▶ **INSTRUCTION**
Copy out the listing exactly.

▶ **DATASET SECTION**
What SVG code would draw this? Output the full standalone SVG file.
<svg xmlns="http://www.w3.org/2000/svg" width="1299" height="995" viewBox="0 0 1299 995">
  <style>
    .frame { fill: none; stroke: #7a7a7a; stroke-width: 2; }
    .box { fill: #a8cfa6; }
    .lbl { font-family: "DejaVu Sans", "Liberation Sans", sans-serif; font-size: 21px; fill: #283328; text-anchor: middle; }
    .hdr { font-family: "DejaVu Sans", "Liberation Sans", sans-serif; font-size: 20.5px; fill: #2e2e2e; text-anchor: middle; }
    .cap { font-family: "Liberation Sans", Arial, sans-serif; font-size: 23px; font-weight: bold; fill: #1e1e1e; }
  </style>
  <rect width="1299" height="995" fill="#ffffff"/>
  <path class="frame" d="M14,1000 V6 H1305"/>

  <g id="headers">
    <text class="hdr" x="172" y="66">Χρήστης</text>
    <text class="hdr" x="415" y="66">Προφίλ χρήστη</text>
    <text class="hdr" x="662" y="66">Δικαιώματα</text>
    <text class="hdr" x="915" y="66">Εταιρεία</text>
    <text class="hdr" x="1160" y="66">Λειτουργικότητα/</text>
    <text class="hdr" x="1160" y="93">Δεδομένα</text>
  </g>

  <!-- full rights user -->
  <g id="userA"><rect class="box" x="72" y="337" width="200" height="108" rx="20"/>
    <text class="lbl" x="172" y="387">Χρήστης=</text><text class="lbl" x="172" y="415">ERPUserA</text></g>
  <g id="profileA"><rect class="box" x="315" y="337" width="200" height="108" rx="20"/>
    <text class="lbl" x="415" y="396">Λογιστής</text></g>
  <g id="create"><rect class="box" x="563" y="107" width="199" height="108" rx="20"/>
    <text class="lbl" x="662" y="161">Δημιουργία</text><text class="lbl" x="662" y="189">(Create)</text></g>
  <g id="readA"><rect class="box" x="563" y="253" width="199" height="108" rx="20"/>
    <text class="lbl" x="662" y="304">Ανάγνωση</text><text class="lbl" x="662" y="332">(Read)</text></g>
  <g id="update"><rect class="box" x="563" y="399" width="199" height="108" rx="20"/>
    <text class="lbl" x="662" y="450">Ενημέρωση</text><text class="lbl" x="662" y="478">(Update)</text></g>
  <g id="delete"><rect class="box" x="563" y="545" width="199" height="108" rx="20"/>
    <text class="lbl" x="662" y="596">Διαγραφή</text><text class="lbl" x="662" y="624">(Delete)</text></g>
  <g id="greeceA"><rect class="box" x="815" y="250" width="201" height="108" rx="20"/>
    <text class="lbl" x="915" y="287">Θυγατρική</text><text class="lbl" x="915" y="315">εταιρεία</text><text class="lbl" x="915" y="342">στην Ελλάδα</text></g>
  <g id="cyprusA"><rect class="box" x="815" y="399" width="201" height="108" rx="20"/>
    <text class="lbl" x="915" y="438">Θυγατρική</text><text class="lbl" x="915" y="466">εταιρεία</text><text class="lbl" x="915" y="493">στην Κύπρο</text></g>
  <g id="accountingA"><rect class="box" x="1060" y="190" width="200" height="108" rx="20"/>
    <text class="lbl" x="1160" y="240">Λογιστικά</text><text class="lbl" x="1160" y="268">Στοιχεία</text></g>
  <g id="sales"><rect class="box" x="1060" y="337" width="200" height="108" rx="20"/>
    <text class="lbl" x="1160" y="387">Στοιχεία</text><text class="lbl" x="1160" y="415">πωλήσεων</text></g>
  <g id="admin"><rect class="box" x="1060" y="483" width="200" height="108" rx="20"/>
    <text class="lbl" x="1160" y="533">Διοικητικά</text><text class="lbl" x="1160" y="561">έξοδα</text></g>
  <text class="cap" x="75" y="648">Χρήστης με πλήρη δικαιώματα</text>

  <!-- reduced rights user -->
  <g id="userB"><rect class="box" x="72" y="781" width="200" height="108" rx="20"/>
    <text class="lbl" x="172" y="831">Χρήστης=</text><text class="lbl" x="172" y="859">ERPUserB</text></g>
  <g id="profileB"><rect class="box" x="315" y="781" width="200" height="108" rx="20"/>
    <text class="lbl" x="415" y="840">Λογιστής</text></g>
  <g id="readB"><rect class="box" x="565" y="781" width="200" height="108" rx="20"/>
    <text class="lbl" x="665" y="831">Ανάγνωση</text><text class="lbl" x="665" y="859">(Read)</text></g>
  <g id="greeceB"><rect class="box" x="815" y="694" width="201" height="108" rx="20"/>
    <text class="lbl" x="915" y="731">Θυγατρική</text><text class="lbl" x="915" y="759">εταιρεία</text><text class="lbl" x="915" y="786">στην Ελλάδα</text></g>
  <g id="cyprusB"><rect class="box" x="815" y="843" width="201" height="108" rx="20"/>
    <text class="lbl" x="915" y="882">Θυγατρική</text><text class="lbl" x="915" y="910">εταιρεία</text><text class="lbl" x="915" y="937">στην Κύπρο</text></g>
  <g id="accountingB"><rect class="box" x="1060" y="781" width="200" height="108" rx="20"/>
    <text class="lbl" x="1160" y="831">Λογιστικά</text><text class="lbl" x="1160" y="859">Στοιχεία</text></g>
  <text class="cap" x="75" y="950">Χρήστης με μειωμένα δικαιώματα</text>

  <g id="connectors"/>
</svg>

▶ **TASK RESPONSE**
What SVG code would draw this? Output the full standalone SVG file.
<svg xmlns="http://www.w3.org/2000/svg" width="1299" height="995" viewBox="0 0 1299 995">
  <style>
    .frame { fill: none; stroke: #7a7a7a; stroke-width: 2; }
    .box { fill: #a8cfa6; }
    .lbl { font-family: "DejaVu Sans", "Liberation Sans", sans-serif; font-size: 21px; fill: #283328; text-anchor: middle; }
    .hdr { font-family: "DejaVu Sans", "Liberation Sans", sans-serif; font-size: 20.5px; fill: #2e2e2e; text-anchor: middle; }
    .cap { font-family: "Liberation Sans", Arial, sans-serif; font-size: 23px; font-weight: bold; fill: #1e1e1e; }
  </style>
  <rect width="1299" height="995" fill="#ffffff"/>
  <path class="frame" d="M14,1000 V6 H1305"/>

  <g id="headers">
    <text class="hdr" x="172" y="66">Χρήστης</text>
    <text class="hdr" x="415" y="66">Προφίλ χρήστη</text>
    <text class="hdr" x="662" y="66">Δικαιώματα</text>
    <text class="hdr" x="915" y="66">Εταιρεία</text>
    <text class="hdr" x="1160" y="66">Λειτουργικότητα/</text>
    <text class="hdr" x="1160" y="93">Δεδομένα</text>
  </g>

  <!-- full rights user -->
  <g id="userA"><rect class="box" x="72" y="337" width="200" height="108" rx="20"/>
    <text class="lbl" x="172" y="387">Χρήστης=</text><text class="lbl" x="172" y="415">ERPUserA</text></g>
  <g id="profileA"><rect class="box" x="315" y="337" width="200" height="108" rx="20"/>
    <text class="lbl" x="415" y="396">Λογιστής</text></g>
  <g id="create"><rect class="box" x="563" y="107" width="199" height="108" rx="20"/>
    <text class="lbl" x="662" y="161">Δημιουργία</text><text class="lbl" x="662" y="189">(Create)</text></g>
  <g id="readA"><rect class="box" x="563" y="253" width="199" height="108" rx="20"/>
    <text class="lbl" x="662" y="304">Ανάγνωση</text><text class="lbl" x="662" y="332">(Read)</text></g>
  <g id="update"><rect class="box" x="563" y="399" width="199" height="108" rx="20"/>
    <text class="lbl" x="662" y="450">Ενημέρωση</text><text class="lbl" x="662" y="478">(Update)</text></g>
  <g id="delete"><rect class="box" x="563" y="545" width="199" height="108" rx="20"/>
    <text class="lbl" x="662" y="596">Διαγραφή</text><text class="lbl" x="662" y="624">(Delete)</text></g>
  <g id="greeceA"><rect class="box" x="815" y="250" width="201" height="108" rx="20"/>
    <text class="lbl" x="915" y="287">Θυγατρική</text><text class="lbl" x="915" y="315">εταιρεία</text><text class="lbl" x="915" y="342">στην Ελλάδα</text></g>
  <g id="cyprusA"><rect class="box" x="815" y="399" width="201" height="108" rx="20"/>
    <text class="lbl" x="915" y="438">Θυγατρική</text><text class="lbl" x="915" y="466">εταιρεία</text><text class="lbl" x="915" y="493">στην Κύπρο</text></g>
  <g id="accountingA"><rect class="box" x="1060" y="190" width="200" height="108" rx="20"/>
    <text class="lbl" x="1160" y="240">Λογιστικά</text><text class="lbl" x="1160" y="268">Στοιχεία</text></g>
  <g id="sales"><rect class="box" x="1060" y="337" width="200" height="108" rx="20"/>
    <text class="lbl" x="1160" y="387">Στοιχεία</text><text class="lbl" x="1160" y="415">πωλήσεων</text></g>
  <g id="admin"><rect class="box" x="1060" y="483" width="200" height="108" rx="20"/>
    <text class="lbl" x="1160" y="533">Διοικητικά</text><text class="lbl" x="1160" y="561">έξοδα</text></g>
  <text class="cap" x="75" y="648">Χρήστης με πλήρη δικαιώματα</text>

  <!-- reduced rights user -->
  <g id="userB"><rect class="box" x="72" y="781" width="200" height="108" rx="20"/>
    <text class="lbl" x="172" y="831">Χρήστης=</text><text class="lbl" x="172" y="859">ERPUserB</text></g>
  <g id="profileB"><rect class="box" x="315" y="781" width="200" height="108" rx="20"/>
    <text class="lbl" x="415" y="840">Λογιστής</text></g>
  <g id="readB"><rect class="box" x="565" y="781" width="200" height="108" rx="20"/>
    <text class="lbl" x="665" y="831">Ανάγνωση</text><text class="lbl" x="665" y="859">(Read)</text></g>
  <g id="greeceB"><rect class="box" x="815" y="694" width="201" height="108" rx="20"/>
    <text class="lbl" x="915" y="731">Θυγατρική</text><text class="lbl" x="915" y="759">εταιρεία</text><text class="lbl" x="915" y="786">στην Ελλάδα</text></g>
  <g id="cyprusB"><rect class="box" x="815" y="843" width="201" height="108" rx="20"/>
    <text class="lbl" x="915" y="882">Θυγατρική</text><text class="lbl" x="915" y="910">εταιρεία</text><text class="lbl" x="915" y="937">στην Κύπρο</text></g>
  <g id="accountingB"><rect class="box" x="1060" y="781" width="200" height="108" rx="20"/>
    <text class="lbl" x="1160" y="831">Λογιστικά</text><text class="lbl" x="1160" y="859">Στοιχεία</text></g>
  <text class="cap" x="75" y="950">Χρήστης με μειωμένα δικαιώματα</text>

  <g id="connectors"/>
</svg>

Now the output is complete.